When a THS team member shares a company post with a single sentence of personal commentary — or posts about a project, a client win, or a behind-the-scenes moment from their own profile — LinkedIn treats it as a personal recommendation and distributes it accordingly. The audience isn't just the team member's direct connections. It extends into their network's network in a way company page posts structurally cannot.
This isn't a content strategy change. It's an activation question: are team members willing to post, and is there a light enough structure to make it easy for them to do it consistently?
| Post | Imps | ER% |
|---|---|---|
| Content drives sales – BTS Biz | 720 | 17.2% |
| Women of Gold – Aubrey Butler P | 516 | 13.0% |
| ASID Carolinas Career Day Biz | 499 | 4.0% |
| Women of Gold – Lily Fraga P | 469 | 10.2% |
| Halloween costumes reveal P | 445 | 39.1% |
| Women of Gold – Laura Brooks P | 444 | 14.0% |
| Rooted Magnolia branding Biz | 446 | 57.8% |
| Halloween throwback P | 386 | 50.5% |
In April 2026, one piece of content — the "Content That Drives Sales" BTS video — ran on all three platforms in the same week. Instagram: 444 reach. LinkedIn: 720 impressions. Facebook: 1,470 reach. Same content, same week. Each platform did exactly what it was built to do: Facebook amplified shares, LinkedIn drove professional click-throughs, Instagram earned the strongest engagement rate. The gap between platforms isn't a failure — it's an argument for posting strong content on all three.

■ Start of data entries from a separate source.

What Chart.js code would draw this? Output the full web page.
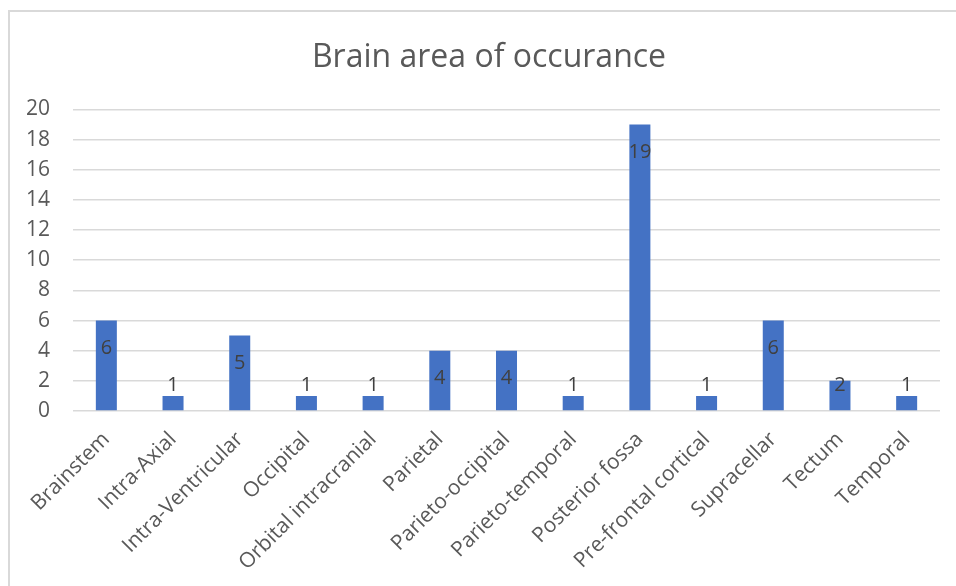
<!DOCTYPE html>
<html>
<head>
<meta charset="utf-8">
<title>Brain area of occurance</title>
<script src="https://cdn.jsdelivr.net/npm/chart.js@4.4.1/dist/chart.umd.min.js"></script>
<style>
  html, body { margin: 0; padding: 0; background: #ffffff; }
  #wrap { width: 956px; height: 586px; position: relative; }
</style>
</head>
<body>
<div id="wrap"><canvas id="chart" width="956" height="586"></canvas></div>
<script>
// Brain areas and number of cases in each
const areas = [
  'Brainstem', 'Intra-Axial', 'Intra-Ventricular', 'Occipital',
  'Orbital intracranial', 'Parietal', 'Parieto-occipital', 'Parieto-temporal',
  'Posterior fossa', 'Pre-frontal cortical', 'Supracellar', 'Tectum', 'Temporal'
];
const cases = [6, 1, 5, 1, 1, 4, 4, 1, 19, 1, 6, 2, 1];
const yTicks = [0, 2, 4, 6, 8, 10, 12, 14, 16, 18, 20];

const FONT = '"Open Sans", "Noto Sans", "DejaVu Sans", sans-serif';

// White background plus the thin grey frame around the chart
const framePlugin = {
  id: 'frame',
  afterLayout(chart) {
    // centre the title over the framed region rather than the whole canvas
    if (chart.titleBlock) chart.titleBlock.left = 38;
  },
  beforeDraw(chart) {
    const ctx = chart.ctx;
    ctx.save();
    ctx.fillStyle = '#ffffff';
    ctx.fillRect(0, 0, chart.width, chart.height);
    ctx.strokeStyle = '#d9d9d9';
    ctx.lineWidth = 2;
    ctx.strokeRect(9, 11, chart.width + 20, chart.height + 20);
    ctx.restore();
  }
};

// Value labels placed just inside the top of each bar
const valueLabels = {
  id: 'valueLabels',
  afterDatasetsDraw(chart) {
    const ctx = chart.ctx;
    const meta = chart.getDatasetMeta(0);
    const values = chart.data.datasets[0].data;
    ctx.save();
    ctx.font = '20px ' + FONT;
    ctx.fillStyle = '#404040';
    ctx.textAlign = 'center';
    ctx.textBaseline = 'middle';
    meta.data.forEach((bar, i) => {
      const y = Math.min(bar.y + 28, bar.base - 25);
      ctx.fillText(String(values[i]), bar.x, y);
    });
    ctx.restore();
  }
};

new Chart(document.getElementById('chart'), {
  type: 'bar',
  data: {
    labels: areas,
    datasets: [{
      data: cases,
      backgroundColor: '#4472c4',
      borderWidth: 0,
      categoryPercentage: 1,
      barPercentage: 0.315
    }]
  },
  options: {
    responsive: false,
    animation: false,
    devicePixelRatio: 1,
    layout: { padding: { left: 10, right: 16, top: 0, bottom: 0 } },
    plugins: {
      legend: { display: false },
      tooltip: { enabled: false },
      title: {
        display: true,
        text: 'Brain area of occurance',
        color: '#595959',
        font: { family: FONT, size: 32, weight: 'normal' },
        padding: { top: 39, bottom: 32 }
      }
    },
    scales: {
      x: {
        grid: { display: false },
        border: { display: false },
        ticks: {
          color: '#595959',
          font: { family: FONT, size: 21 },
          maxRotation: 45,
          minRotation: 45,
          autoSkip: false,
          padding: 8
        },
        afterFit(scale) { scale.height = 175; }
      },
      y: {
        min: 0,
        max: 20,
        afterBuildTicks(scale) { scale.ticks = yTicks.map(v => ({ value: v })); },
        grid: { color: '#d9d9d9', lineWidth: 1.5, drawTicks: false },
        border: { display: false },
        ticks: {
          color: '#595959',
          font: { family: FONT, size: 21 },
          padding: 23
        },
        afterFit(scale) { scale.width = 63; }
      }
    }
  },
  plugins: [framePlugin, valueLabels]
});
</script>
</body>
</html>
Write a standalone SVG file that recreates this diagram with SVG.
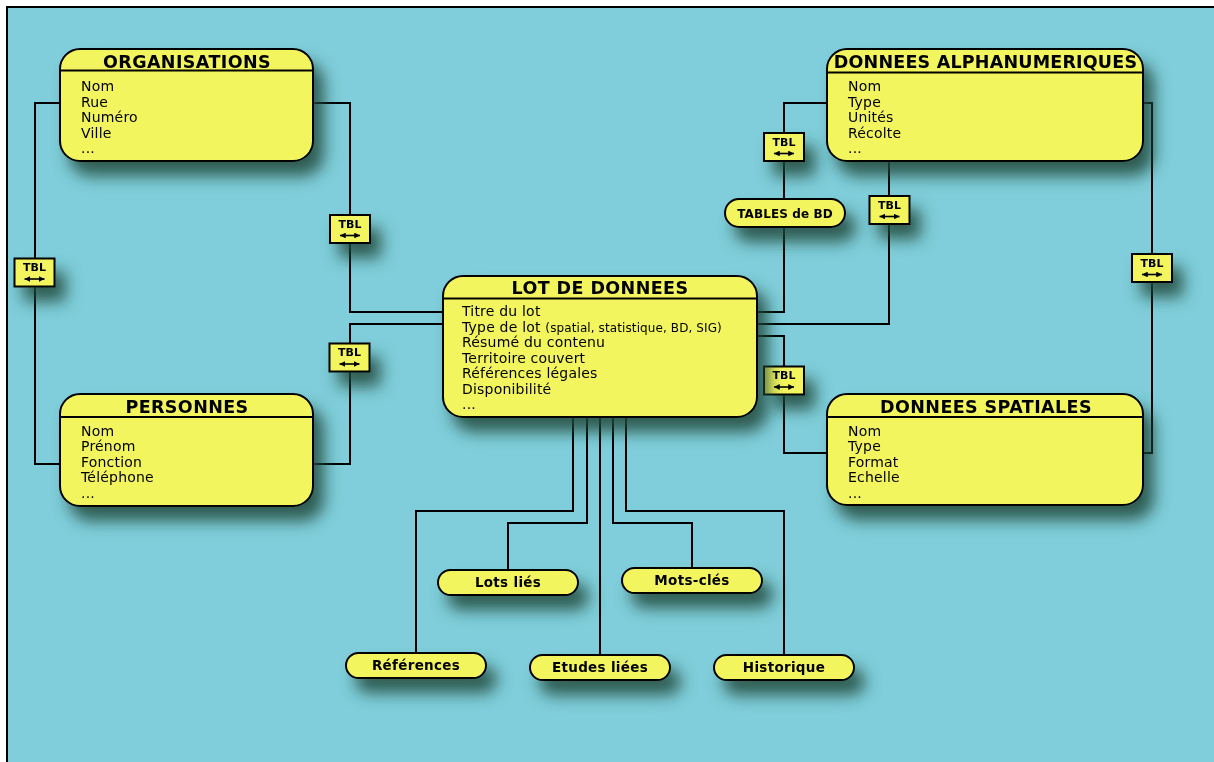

In March 2026, Women of Gold ran on all three platforms simultaneously — four posts each. Facebook averaged 434 reach per post. LinkedIn averaged 440 impressions. Instagram averaged 171 reach. Facebook and LinkedIn reached roughly the same number of people; Instagram reached less than half.
The caveat: LinkedIn impressions and Facebook/Instagram reach aren't the same metric. LinkedIn can count the same person more than once. But even directionally, the pattern is clear — named people content travels further on Facebook and LinkedIn than on Instagram, and the engagement rate on all three platforms was within 4 points of each other (13.9% / 13.9% / 9.5%).
Instagram Reels held at 35–38% for three years before dropping to 18% in 2026. Facebook Video (Reels + Videos combined) dropped earlier — from 36% in 2023 to 21% in 2024 — partially recovered to 27% in 2025, then fell to 19% in 2026.
Both platforms landed at essentially the same number in 2026: 18–19% video content. The paths were different — Facebook dropped first, Instagram dropped later — but the endpoint is the same. That convergence at the same level in the same year points to an organizational output constraint, not a platform-specific algorithm change.
FB "Video" includes both Reels and Videos post types. IG tracks Reels only.